La política contemporánea ha encontrado un nuevo fetiche: La edad. Se ha instaurado la sutil idea de que la juventud, por sí sola, es sinónimo de virtud, renovación y pureza en convicción. Como si la fecha de nacimiento bastara para garantizar inteligencia, carácter y sentido de Estado. Y en ese espejismo, el marketing ha hecho su trabajo: Convertir la juventud en una mercancía, un producto vendible, una etiqueta capaz de desplazar cualquier discusión seria sobre capacidad, preparación o trayectoria.
El desgaste natural de la clase política tradicional podría crear la necesidad de buscar esperanza en algún que otro elemento que refleje cambio. Su autor intelectual, el marketing, nos conduce como sociedad al riesgo de abrazar lo “nuevo” sin previo a hacernos una pregunta esencial: ¿nuevo qué? ¿Nuevas propuestas o simplemente nuevos rostros? ¿Nuevas ideas o solo una estética más digerible para tiempos de impaciencia colectiva?
El problema no es la juventud que aporta energía, visión fresca y una lectura más afinada del momento cultural, sino el error de confundir edad con competencia. La vida misma dicta trayectorias: unos ya han demostrado sus valores y antivalores; otros, en edades más tempranas, están todavía en proceso de mostrar de qué están hechos. En República Dominicana, por ejemplo, vemos jóvenes que aportan con seriedad y ya proyectan capacidad para ocupar las posiciones más altas del Estado. Pero junto a ellos también se cuelan muchos ¨bloff¨: figuras ruidosas, de promesas fáciles, que al llegar al poder se convierten en un riesgo para la institucionalidad y el país.
El error de asumir que todo joven es automáticamente valioso por su juventud termina deformando la mirada democrática y creando una ilusión peligrosa: la idea de que gobernar depende de la frescura y no de la competencia técnica, el carácter moral y la solidez de criterio.
Frente a esto surge un dilema evidente: Abrazar lo que dicte el marketing, que simplifica la política al eslogan de la edad, o construir una postura que combine lo mejor del pasado con lo mejor del presente.
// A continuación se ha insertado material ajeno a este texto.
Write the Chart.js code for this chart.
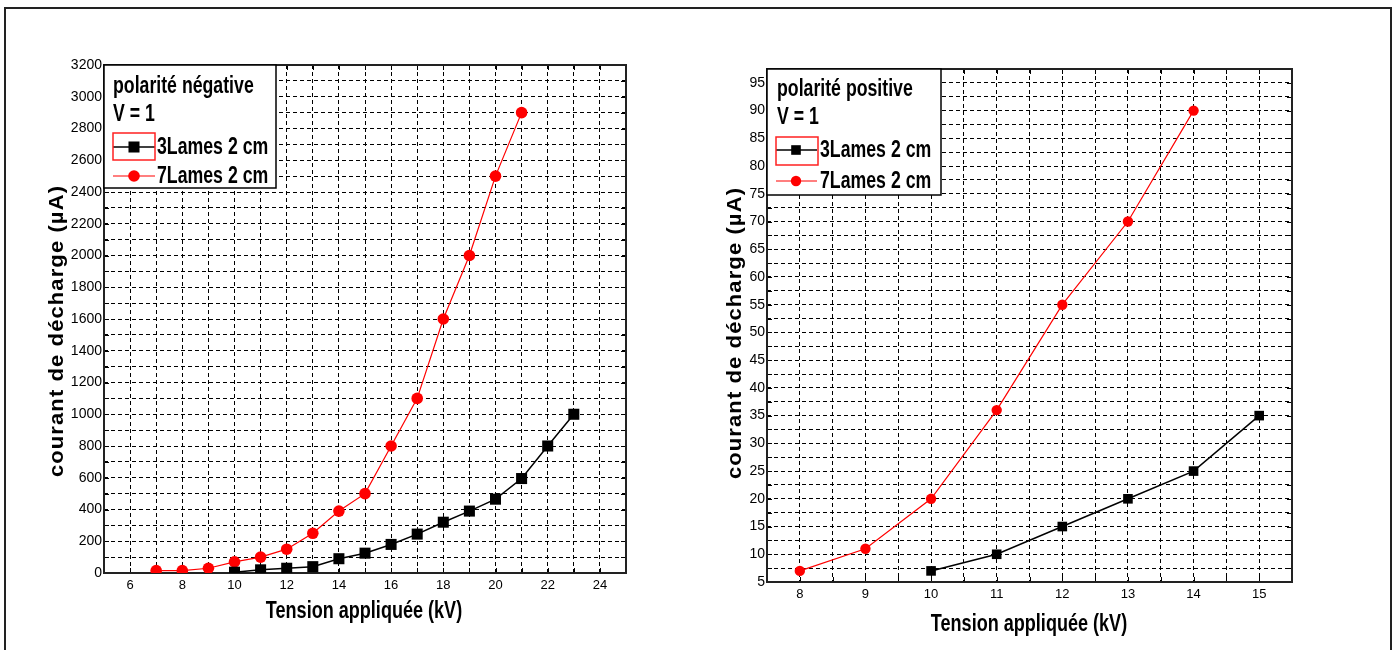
<!DOCTYPE html>
<html><head><meta charset="utf-8">
<script src="https://cdn.jsdelivr.net/npm/chart.js@4.4.0/dist/chart.umd.min.js"></script>
<style>
html,body{margin:0;padding:0;background:#fff;width:1398px;height:650px;overflow:hidden;position:relative}
#frame{position:absolute;left:4px;top:7px;width:1384px;height:720px;border:2px solid #222;box-sizing:content-box}
.wrap{position:absolute;top:0;height:650px}
#w1{left:0;width:700px}
#w2{left:700px;width:698px}
</style></head><body>
<div id="frame"></div>
<div class="wrap" id="w1"><canvas id="c1"></canvas></div>
<div class="wrap" id="w2"><canvas id="c2"></canvas></div>
<script>
// ---------- data ----------
const seriesLabels = ['3Lames 2 cm', '7Lames 2 cm'];
const negX3 = [10, 11, 12, 13, 14, 15, 16, 17, 18, 19, 20, 21, 22, 23];
const negY3 = [5, 20, 30, 40, 90, 125, 180, 245, 320, 390, 465, 595, 800, 1000];
const negX7 = [7, 8, 9, 10, 11, 12, 13, 14, 15, 16, 17, 18, 19, 20, 21];
const negY7 = [15, 15, 30, 70, 100, 150, 250, 390, 500, 800, 1100, 1600, 2000, 2500, 2900];
const posX3 = [10, 11, 12, 13, 14, 15];
const posY3 = [7, 10, 15, 20, 25, 35];
const posX7 = [8, 9, 10, 11, 12, 13, 14];
const posY7 = [7, 11, 20, 36, 55, 70, 90];
const negXTicks = [6, 8, 10, 12, 14, 16, 18, 20, 22, 24];
const negYTicks = [0, 200, 400, 600, 800, 1000, 1200, 1400, 1600, 1800, 2000, 2200, 2400, 2600, 2800, 3000, 3200];
const posXTicks = [8, 9, 10, 11, 12, 13, 14, 15];
const posYTicks = [5, 10, 15, 20, 25, 30, 35, 40, 45, 50, 55, 60, 65, 70, 75, 80, 85, 90, 95];
const xTitle = 'Tension appliquée (kV)';
const yTitle = 'courant de décharge (µA)';
const negTitle = ['polarité négative', 'V = 1'];
const posTitle = ['polarité positive', 'V = 1'];

const ARIAL = "'Liberation Sans',Arial,sans-serif";

function pts(xs, ys) { return xs.map((x, i) => ({x: x, y: ys[i]})); }
function near(list, v) { return list.some(t => Math.abs(t - v) < 1e-6); }

function drawMarker(ctx, style, r, x, y) {
  ctx.beginPath();
  if (style === 'rect') {
    const s = r * Math.SQRT1_2;
    ctx.rect(x - s, y - s, 2 * s, 2 * s);
  } else {
    ctx.arc(x, y, r, 0, Math.PI * 2);
  }
  ctx.fill();
}

// text squeezed horizontally (narrow bold look)
function narrowText(ctx, text, x, y, size, sx, align, rot, spacing) {
  ctx.save();
  ctx.translate(x, y);
  if (rot) ctx.rotate(rot);
  ctx.scale(sx, 1);
  ctx.font = 'bold ' + size + 'px ' + ARIAL;
  if (spacing) ctx.letterSpacing = spacing + 'px';
  ctx.textAlign = align;
  ctx.textBaseline = 'middle';
  ctx.fillStyle = '#000';
  ctx.fillText(text, 0, 0);
  ctx.restore();
}

const framePlugin = {
  id: 'plotFrame',
  beforeDatasetsDraw(chart) {
    const a = chart.chartArea, ctx = chart.ctx;
    const xs = chart.scales.x, ys = chart.scales.y;
    ctx.save();
    ctx.strokeStyle = '#000';
    ctx.lineWidth = 1;
    ctx.setLineDash([]);
    ctx.beginPath();
    xs.ticks.forEach(t => {
      const p = Math.round(xs.getPixelForValue(t.value)) + 0.5;
      ctx.moveTo(p, a.bottom); ctx.lineTo(p, a.bottom - 5);
      ctx.moveTo(p, a.top); ctx.lineTo(p, a.top + 5);
    });
    ys.ticks.forEach(t => {
      const p = Math.round(ys.getPixelForValue(t.value)) + 0.5;
      ctx.moveTo(a.left, p); ctx.lineTo(a.left + 5, p);
      ctx.moveTo(a.right, p); ctx.lineTo(a.right - 5, p);
    });
    ctx.stroke();
    ctx.lineWidth = 2;
    ctx.strokeStyle = '#222';
    ctx.strokeRect(a.left, a.top, a.right - a.left, a.bottom - a.top);
    ctx.restore();
  }
};

const titlePlugin = {
  id: 'axisTitles',
  afterDraw(chart, args, o) {
    const ctx = chart.ctx;
    narrowText(ctx, xTitle, o.xt[0], o.xt[1], 23, 0.785, 'center', 0, 0);
    narrowText(ctx, yTitle, o.yt[0], o.yt[1], 20, 1.1, 'center', -Math.PI / 2, 1);
  }
};

const legendPlugin = {
  id: 'boxLegend',
  afterDraw(chart, args, o) {
    const ctx = chart.ctx;
    ctx.save();
    ctx.fillStyle = '#fff';
    ctx.fillRect(o.x, o.y, o.w, o.h);
    ctx.lineWidth = 1.5;
    ctx.strokeStyle = '#000';
    ctx.strokeRect(o.x, o.y, o.w, o.h);
    o.lines.forEach((t, i) => narrowText(ctx, t, o.textX, o.lineY[i], 23, 0.77, 'left', 0, 0));
    chart.data.datasets.forEach((ds, i) => {
      const y = o.entryY[i];
      ctx.strokeStyle = ds.borderColor;
      ctx.lineWidth = ds.borderWidth;
      ctx.beginPath(); ctx.moveTo(o.sx0, y); ctx.lineTo(o.sx1, y); ctx.stroke();
      ctx.fillStyle = ds.pointBackgroundColor;
      drawMarker(ctx, ds.pointStyle, ds.pointRadius, o.mx, y);
      narrowText(ctx, ds.label, o.tx, y + 1, 23, 0.77, 'left', 0, 0);
    });
    ctx.strokeStyle = '#ff2020';
    ctx.lineWidth = 1.5;
    ctx.strokeRect(o.sel.x, o.sel.y, o.sel.w, o.sel.h);
    ctx.restore();
  }
};

function makeChart(id, c) {
  return new Chart(document.getElementById(id), {
    type: 'line',
    data: {
      datasets: [
        {label: seriesLabels[0], data: pts(c.x3, c.y3), borderColor: '#000', backgroundColor: '#000',
         borderWidth: 1.5, pointStyle: 'rect', pointRadius: c.sq, pointBackgroundColor: '#000',
         pointBorderWidth: 0, tension: 0, fill: false},
        {label: seriesLabels[1], data: pts(c.x7, c.y7), borderColor: '#ff0000', backgroundColor: '#ff0000',
         borderWidth: 1.2, pointStyle: 'circle', pointRadius: c.ci, pointBackgroundColor: '#ff0000',
         pointBorderWidth: 0, tension: 0, fill: false}
      ]
    },
    options: {
      responsive: true, maintainAspectRatio: false, animation: false,
      layout: {padding: c.pad},
      plugins: {legend: {display: false}, tooltip: {enabled: false}, boxLegend: c.legend, axisTitles: c.titles},
      scales: {
        x: {
          type: 'linear', min: c.xmin, max: c.xmax,
          afterFit(s) { s.height = c.xh; },
          ticks: {stepSize: c.xstep, autoSkip: false, maxRotation: 0, padding: c.xtp, color: '#000',
                  font: {family: ARIAL, size: 13},
                  callback: v => near(c.xticks, v) ? String(v) : ''},
          grid: {color: '#000', lineWidth: 1, drawTicks: false},
          border: {display: false, dash: [4, 3]},
          title: {display: false}
        },
        y: {
          type: 'linear', min: c.ymin, max: c.ymax,
          afterFit(s) { s.width = c.yw; },
          ticks: {stepSize: c.ystep, autoSkip: false, padding: 2, color: '#000',
                  font: {family: ARIAL, size: 14},
                  callback: v => near(c.yticks, v) ? String(v) : ''},
          grid: {color: '#000', lineWidth: 1, drawTicks: false},
          border: {display: false, dash: [4, 3]},
          title: {display: false}
        }
      }
    },
    plugins: [framePlugin, titlePlugin, legendPlugin]
  });
}

makeChart('c1', {
  x3: negX3, y3: negY3, x7: negX7, y7: negY7, sq: 7.8, ci: 5.8,
  pad: {top: 65, right: 74, left: 0, bottom: 0},
  xmin: 5, xmax: 25, xstep: 1, xticks: negXTicks, xh: 77, xtp: 5,
  ymin: 0, ymax: 3200, ystep: 100, yticks: negYTicks, yw: 104,
  titles: {xt: [364, 612], yt: [57, 331]},
  legend: {x: 104, y: 65, w: 172, h: 123, textX: 113,
           lines: negTitle, lineY: [87, 115],
           entryY: [147, 176], sx0: 113, sx1: 155, mx: 134, tx: 157,
           sel: {x: 113, y: 133, w: 42, h: 27}}
});

makeChart('c2', {
  x3: posX3, y3: posY3, x7: posX7, y7: posY7, sq: 6.8, ci: 5.2,
  pad: {top: 69, right: 106, left: 0, bottom: 0},
  xmin: 7.5, xmax: 15.5, xstep: 0.5, xticks: posXTicks, xh: 68, xtp: 5,
  ymin: 5, ymax: 97.5, ystep: 2.5, yticks: posYTicks, yw: 67,
  titles: {xt: [329, 625], yt: [35, 333]},
  legend: {x: 67, y: 69, w: 174, h: 126, textX: 77,
           lines: posTitle, lineY: [90, 118],
           entryY: [150, 181], sx0: 76, sx1: 117, mx: 96, tx: 120,
           sel: {x: 76, y: 137, w: 42, h: 28}}
});
</script>
</body></html>
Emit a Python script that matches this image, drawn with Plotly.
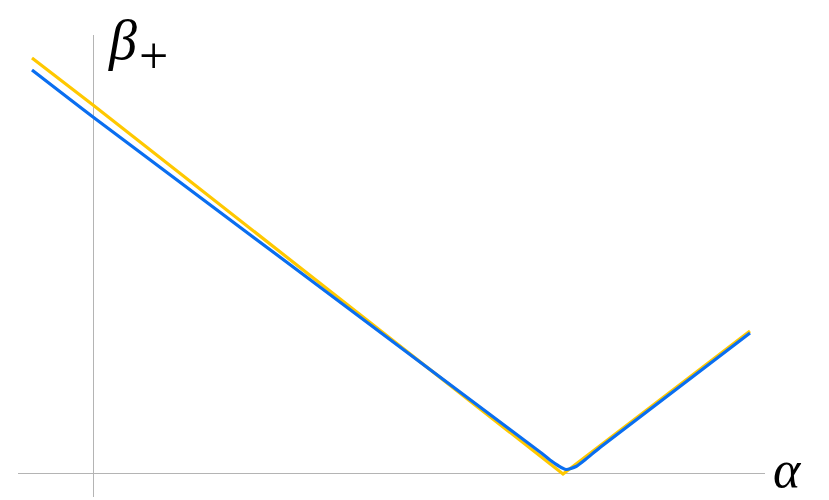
import plotly.graph_objects as go

# Curve samples (alpha, beta_plus), axes crossing at origin.
alpha_yellow = [-0.61, 0.0, 4.70, 6.57]
beta_yellow = [4.15, 3.68, -0.01, 1.42]

alpha_blue = [-0.61, 0.0, 4.47, 4.57, 4.65, 4.73, 4.83, 4.93, 5.07, 6.57]
beta_blue = [4.03, 3.56, 0.21, 0.13, 0.075, 0.035, 0.065, 0.14, 0.255, 1.40]

fig = go.Figure()
fig.add_trace(go.Scatter(
    x=alpha_yellow, y=beta_yellow, mode='lines',
    line=dict(color='rgb(255,200,0)', width=3.2),
))
fig.add_trace(go.Scatter(
    x=alpha_blue, y=beta_blue, mode='lines',
    line=dict(color='rgb(10,110,240)', width=3.2, shape='spline', smoothing=0.6),
))

serif = 'Liberation Serif, serif'
fig.add_annotation(x=0.29, y=4.33, text='<i>β</i>', showarrow=False,
                   xanchor='center', yanchor='middle',
                   font=dict(family=serif, size=56, color='black'))
fig.add_annotation(x=0.60, y=4.18, text='+', showarrow=False,
                   xanchor='center', yanchor='middle',
                   font=dict(family=serif, size=52, color='black'))
fig.add_annotation(x=1.030, y=0.06, xref='paper', yref='paper', text='<i>α</i>',
                   showarrow=False, xanchor='center', yanchor='middle',
                   font=dict(family=serif, size=52, color='black'))

axis_style = dict(showgrid=False, showticklabels=False, ticks='', showline=False,
                  zeroline=True, zerolinecolor='#b4b4b4', zerolinewidth=1)
fig.update_layout(
    width=821, height=492,
    margin=dict(l=10, r=64, t=27, b=3),
    plot_bgcolor='white', paper_bgcolor='white',
    showlegend=False,
    xaxis=dict(range=[-0.75, 6.72], **axis_style),
    yaxis=dict(range=[-0.24, 4.38], **axis_style),
)

fig.write_html("out.html")
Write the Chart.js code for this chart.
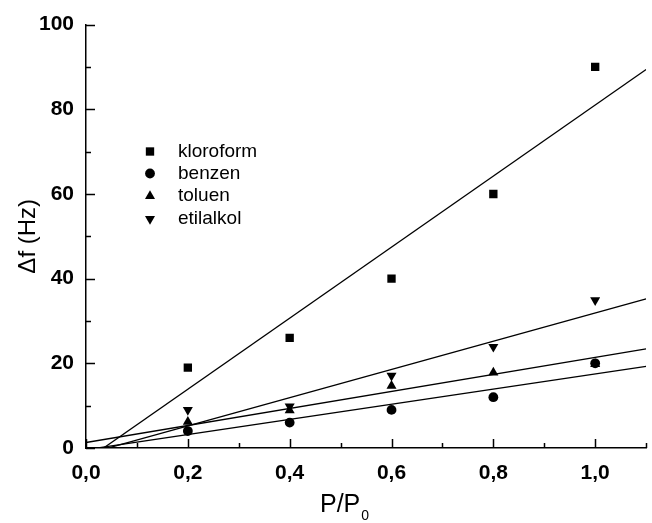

Lo primero es rápido, tentador y emocional, pero sin garantía de éxito; lo segundo exige carácter, discernimiento y la valentía de apostar por la mezcla correcta del bien, incluso aceptando que en toda generación siempre se colarán sombras.
Para mirar hacia adelante se requiere un ojo clínico en el presente. No todo joven carga un “divino tesoro”, ni todo viejo es rancio o desfasado; la política no puede reducirse a una caricatura generacional. Lo que realmente importa es identificar a esos eternos aprendices sin importar la edad, aquellos que llevan en sus mochilas los valores, la capacidad y el carácter necesarios para aportar bienestar al colectivo.